What well dressed man would be without at least one pair of penny loafers, althoughI rarely see the penny imbedded in the front flap any more. Tons of women’s jewelry has been made from pennies.

How about all those penny websites? Want to know how many pennies to re-create the Empire State building? Check out the mega penny project at http://www2.blogger.com/at%20http:/www.kokogiak.com/megapenny.

The penny is the good luck coin. Sacks of pennies have been good luck gifts at graduations, religious holidays and birthdays. Even when I was 18, Grandma Bessie taped pennies to my card – no nickels or dimes, just 18 shiny pennies. Finding a penny on the street is traditionally followed by a self declaration of good luck. Devotion to the penny reaches theological proportions in the Penny Catechism, where the adoration of the Penny God is explained. (See http://nasw.org/users/twoharts/pennycatechism.html.)

And what about the endless practical uses for the penny?

If my screen door will not stay open with the sliding retainer, a wedged penny restores functionality. I have been known to level off bookcases and electronic devices with pennies. They are ideal for scratching off contest cards. They have served as “shims” behind a door lock plate that did not properly catch the bolt. Handicrafters have turned pennies into hot pads, paperweights. Pennies can even be used to make an AM radio. They can be used to replace a burnt our fuse (ok… bad idea. But they can.).

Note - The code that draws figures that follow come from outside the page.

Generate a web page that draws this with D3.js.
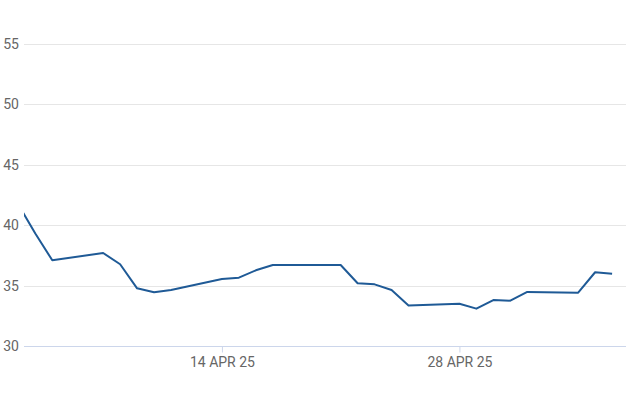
<!DOCTYPE html>
<html><head><meta charset="utf-8">
<script src="https://cdn.jsdelivr.net/npm/d3@7"></script>
<style>body{margin:0;background:#fff}svg{display:block}</style>
</head><body>
<script>
const dates = ["2025-04-02","2025-04-03","2025-04-04","2025-04-07","2025-04-08","2025-04-09","2025-04-10","2025-04-11",
"2025-04-14","2025-04-15","2025-04-16","2025-04-17","2025-04-21","2025-04-22","2025-04-23","2025-04-24","2025-04-25",
"2025-04-28","2025-04-29","2025-04-30","2025-05-01","2025-05-02","2025-05-05","2025-05-06","2025-05-07"];
const values = [41.7,39.3,37.09,37.69,36.76,34.77,34.44,34.63,
35.54,35.65,36.26,36.70,36.70,35.19,35.10,34.63,33.35,
33.50,33.09,33.80,33.75,34.47,34.41,36.10,35.98];
const yTicks = [30,35,40,45,50,55];
const xTicks = ["2025-04-14","2025-04-28"];
const xTickLabels = ["14 APR 25","28 APR 25"];

(function(){
const W=626,H=417;
const parse = d3.utcParse("%Y-%m-%d");
const data = dates.map((d,i)=>({d:parse(d),v:values[i]}));
const mLeft=24,mRight=626,mTop=43.7,mBottom=346;
const x = d3.scaleUtc().domain([new Date(Date.UTC(2025,3,2,8)), new Date(Date.UTC(2025,4,7,19,40))]).range([mLeft,mRight]);
const y = d3.scaleLinear().domain([30,55]).range([mBottom,mTop]);

const svg = d3.select("body").append("svg").attr("width",W).attr("height",H);
svg.append("defs").append("clipPath").attr("id","c").append("rect")
  .attr("x",mLeft).attr("y",0).attr("width",mRight-mLeft).attr("height",H);

const font = "Roboto, 'Liberation Sans', sans-serif";
const yAxis = svg.append("g").attr("transform",`translate(${mLeft},0)`)
  .call(d3.axisLeft(y).tickValues(yTicks).tickSize(0).tickPadding(6));
yAxis.select(".domain").remove();
yAxis.selectAll("text").attr("font-family",font).attr("font-size",14).attr("fill","#666").attr("x",-5);
svg.append("g").selectAll("line").data(yTicks.filter(t=>t!==30)).join("line")
  .attr("x1",mLeft).attr("x2",mRight).attr("y1",d=>Math.round(y(d))+0.5).attr("y2",d=>Math.round(y(d))+0.5)
  .attr("stroke","#e6e6e6").attr("stroke-width",1);

const xAxis = svg.append("g").attr("transform",`translate(0,${Math.round(mBottom)+0.5})`)
  .call(d3.axisBottom(x).tickValues(xTicks.map(parse)).tickSize(6).tickPadding(5)
    .tickFormat((d,i)=>xTickLabels[i]));
xAxis.select(".domain").attr("d",`M${mLeft},0H${mRight}`).attr("stroke","#ccd6eb");
xAxis.selectAll(".tick line").attr("stroke","#ccd6eb");
xAxis.selectAll("text").attr("font-family",font).attr("font-size",14).attr("fill","#666");

const line = d3.line().x(d=>x(d.d)).y(d=>y(d.v));
svg.append("path").datum(data).attr("clip-path","url(#c)").attr("d",line)
  .attr("fill","none").attr("stroke","#1f5a96").attr("stroke-width",2).attr("stroke-linejoin","round");
})();
</script>
</body></html>
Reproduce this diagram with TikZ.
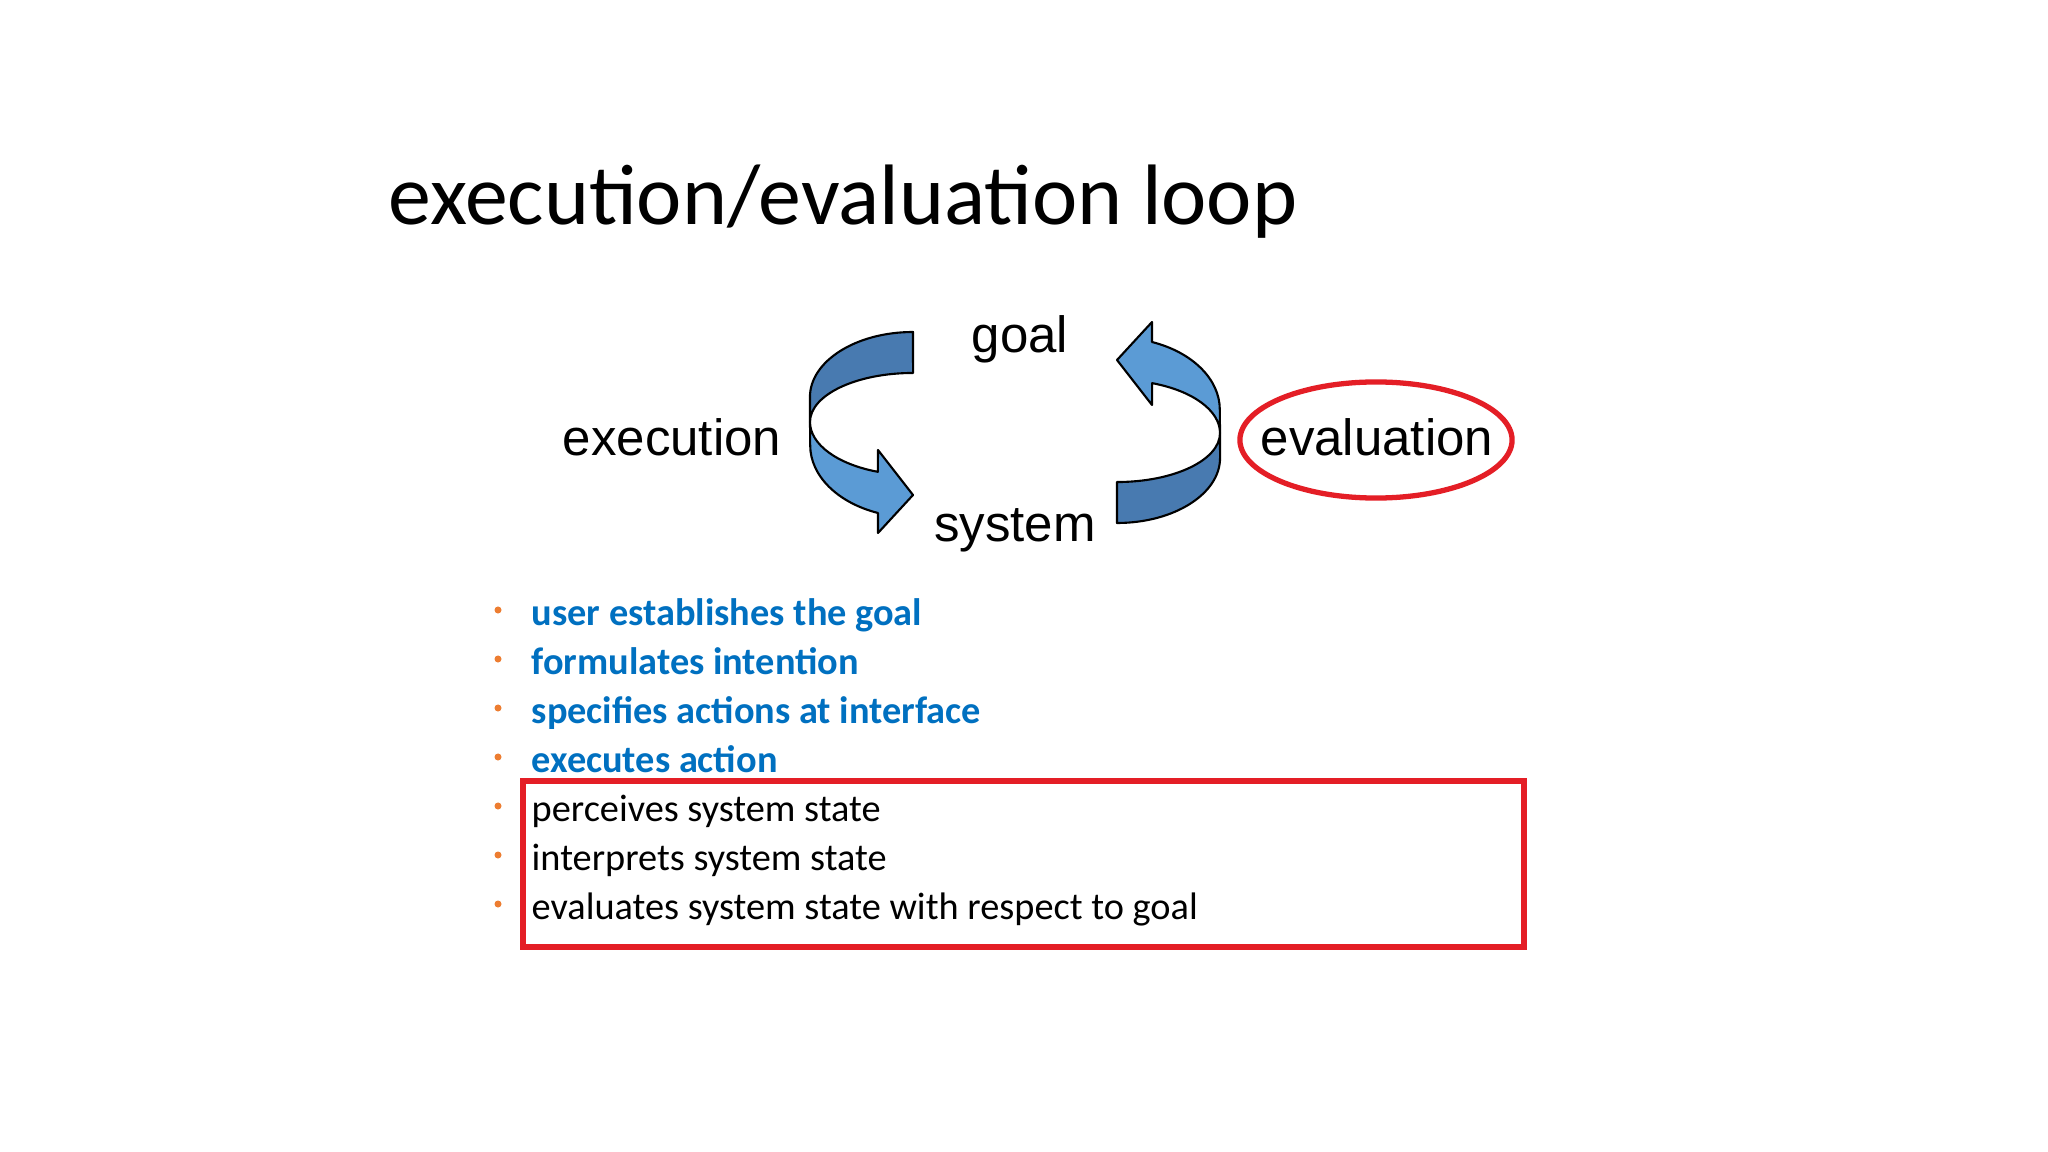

They are a safety tool. Experts tell us the simplest way to check the tread wear of your tire is to stick a penny in the groove, and if you can see the top of Lincoln’s head, you need to replace the tire.

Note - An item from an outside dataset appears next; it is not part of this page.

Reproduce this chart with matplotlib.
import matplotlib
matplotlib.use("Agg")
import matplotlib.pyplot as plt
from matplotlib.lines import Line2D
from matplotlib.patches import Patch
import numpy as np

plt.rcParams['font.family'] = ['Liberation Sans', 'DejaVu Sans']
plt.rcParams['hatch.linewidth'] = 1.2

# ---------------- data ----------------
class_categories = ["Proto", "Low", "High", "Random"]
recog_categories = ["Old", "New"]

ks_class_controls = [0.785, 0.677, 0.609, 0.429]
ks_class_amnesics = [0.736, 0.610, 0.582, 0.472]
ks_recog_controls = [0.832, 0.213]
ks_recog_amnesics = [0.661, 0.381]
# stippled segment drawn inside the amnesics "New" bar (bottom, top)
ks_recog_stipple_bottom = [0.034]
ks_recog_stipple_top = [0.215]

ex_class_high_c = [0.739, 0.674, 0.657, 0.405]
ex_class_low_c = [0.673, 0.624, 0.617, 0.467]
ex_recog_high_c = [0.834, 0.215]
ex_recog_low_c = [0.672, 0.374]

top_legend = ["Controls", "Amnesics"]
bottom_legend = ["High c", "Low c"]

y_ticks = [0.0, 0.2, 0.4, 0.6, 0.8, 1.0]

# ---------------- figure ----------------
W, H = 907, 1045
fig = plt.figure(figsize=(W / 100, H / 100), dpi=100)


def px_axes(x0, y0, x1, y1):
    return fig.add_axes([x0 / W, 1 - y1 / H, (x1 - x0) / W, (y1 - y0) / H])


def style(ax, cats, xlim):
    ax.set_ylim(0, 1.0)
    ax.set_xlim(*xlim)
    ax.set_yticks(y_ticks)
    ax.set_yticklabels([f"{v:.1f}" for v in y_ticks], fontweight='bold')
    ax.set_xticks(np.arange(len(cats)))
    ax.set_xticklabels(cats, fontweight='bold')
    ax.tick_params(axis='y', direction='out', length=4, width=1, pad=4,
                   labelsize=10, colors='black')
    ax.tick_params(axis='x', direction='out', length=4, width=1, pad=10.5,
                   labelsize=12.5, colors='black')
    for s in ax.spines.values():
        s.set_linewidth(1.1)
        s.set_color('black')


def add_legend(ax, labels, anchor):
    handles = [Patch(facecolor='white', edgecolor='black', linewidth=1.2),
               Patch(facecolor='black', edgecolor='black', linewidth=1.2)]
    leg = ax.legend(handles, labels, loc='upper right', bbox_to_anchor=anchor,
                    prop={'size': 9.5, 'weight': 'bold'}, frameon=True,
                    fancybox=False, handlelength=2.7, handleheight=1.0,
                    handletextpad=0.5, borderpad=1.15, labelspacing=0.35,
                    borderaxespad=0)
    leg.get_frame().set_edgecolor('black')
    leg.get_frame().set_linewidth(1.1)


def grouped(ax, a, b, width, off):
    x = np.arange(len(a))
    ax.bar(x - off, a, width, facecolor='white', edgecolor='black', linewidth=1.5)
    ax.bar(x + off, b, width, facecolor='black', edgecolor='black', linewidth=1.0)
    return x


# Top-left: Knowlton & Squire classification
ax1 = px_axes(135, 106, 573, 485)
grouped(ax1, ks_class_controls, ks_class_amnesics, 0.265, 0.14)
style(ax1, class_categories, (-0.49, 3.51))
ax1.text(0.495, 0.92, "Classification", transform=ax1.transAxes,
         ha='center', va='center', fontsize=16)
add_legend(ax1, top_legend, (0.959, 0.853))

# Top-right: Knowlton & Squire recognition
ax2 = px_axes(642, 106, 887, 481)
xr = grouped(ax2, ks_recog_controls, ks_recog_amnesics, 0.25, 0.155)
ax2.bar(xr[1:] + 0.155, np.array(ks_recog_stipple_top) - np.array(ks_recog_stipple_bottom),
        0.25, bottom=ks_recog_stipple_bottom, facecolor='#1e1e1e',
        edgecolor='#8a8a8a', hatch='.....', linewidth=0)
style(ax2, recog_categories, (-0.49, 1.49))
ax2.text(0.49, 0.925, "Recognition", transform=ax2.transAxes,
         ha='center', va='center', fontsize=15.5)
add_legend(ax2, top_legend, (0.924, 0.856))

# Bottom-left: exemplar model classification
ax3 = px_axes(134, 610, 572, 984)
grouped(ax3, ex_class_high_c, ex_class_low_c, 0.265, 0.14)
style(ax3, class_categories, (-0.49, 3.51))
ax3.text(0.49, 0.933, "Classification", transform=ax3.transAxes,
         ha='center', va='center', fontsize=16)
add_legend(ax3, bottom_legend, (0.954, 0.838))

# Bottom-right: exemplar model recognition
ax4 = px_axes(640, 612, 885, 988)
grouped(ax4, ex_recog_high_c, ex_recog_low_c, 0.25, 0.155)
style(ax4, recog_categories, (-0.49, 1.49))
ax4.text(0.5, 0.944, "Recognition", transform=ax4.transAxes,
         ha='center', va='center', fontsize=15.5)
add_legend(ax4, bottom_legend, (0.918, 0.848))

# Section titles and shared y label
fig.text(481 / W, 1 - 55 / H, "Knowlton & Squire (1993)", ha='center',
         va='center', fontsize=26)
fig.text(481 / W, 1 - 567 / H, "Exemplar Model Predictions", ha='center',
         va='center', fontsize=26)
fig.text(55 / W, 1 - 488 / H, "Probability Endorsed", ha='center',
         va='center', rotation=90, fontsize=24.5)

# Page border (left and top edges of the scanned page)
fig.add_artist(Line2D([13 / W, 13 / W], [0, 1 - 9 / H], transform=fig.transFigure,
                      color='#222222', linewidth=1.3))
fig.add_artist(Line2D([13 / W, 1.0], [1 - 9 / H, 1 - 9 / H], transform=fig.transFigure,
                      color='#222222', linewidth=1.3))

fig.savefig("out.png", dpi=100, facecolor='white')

Our friend Neil would cast a side one of retailers’ most honored traditions -- the “almost” price tag. You know $4.98 for this, or $9.99 for that. Of course prices would be rounded off to the next highest non-penny amount. Multiply this by the billions of penny-change purchases and the elimination of the cent adds millions, maybe billions, of real dollars to the cost of goods. Abolishing the penny is a step toward inflation.

Far from being useless, the penny is among the most useful of coins. It is also the only coin that has survived the degradation of the folks at the mint. It is still a real coin – not the “play money” mintings of recent years. It is our most charming coin. It is part of our American culture. So Neil. A penny for your thoughts?